The health benefits of salsa are well documented, it lowers your blood pressure, improves flexibility and stamina and is a perfect form of gentle exercise.
For me though, dancing, and salsa in particular, is a release of all the stresses of the day – work, arguments, niggly worries – it all goes away as you concentrate on the music and perform the steps.
Not that tempers can’t flare in salsa – it’s a passionate dance and works best if you have some kind of chemistry with your partner – but that can lead to, shall we say, some minor disagreements.
You also need mutual trust and a basic understanding of how your partner moves because believe me, occasionally, you are going to get whacked in the head and have your feet trampled – but hey, no pain, no gain!
As a woman, it’s my job to follow. As Penny says in Dirty Dancing “remember ladies he’s the boss on the dancefloor, if nowhere else!” but sometimes I get carried away with the fact that I can actually do the steps and just want to keep going.
I pick up steps relatively quickly and as I have always learned by ‘doing’ once I’ve got it down I can generally replicate it and smooth out any rough edges as I go. However, most classes are in a circle so you dance with a variety of partners, and you can’t guarantee that all the leaders will have worked out how to lead you through the routine. After all, it’s far harder to lead than to follow.

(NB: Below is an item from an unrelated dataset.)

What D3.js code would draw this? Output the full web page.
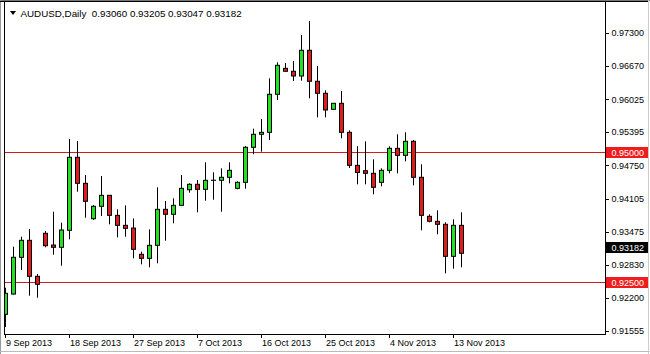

And there are some moves you will find more difficult than others. I had endless trouble with ‘flaring’ and quite often lose control of my spins. But I’m starting to get the hang of ‘double turns’ and as with childhood favourite ‘Izzy whizzy’, being spun around really quickly is exhilarating. It’s stopping that’s the problem!
I’ve never come out of a salsa class not smiling though. Tired, sweaty and sometimes aching, but never unhappy – and how fantastic is that?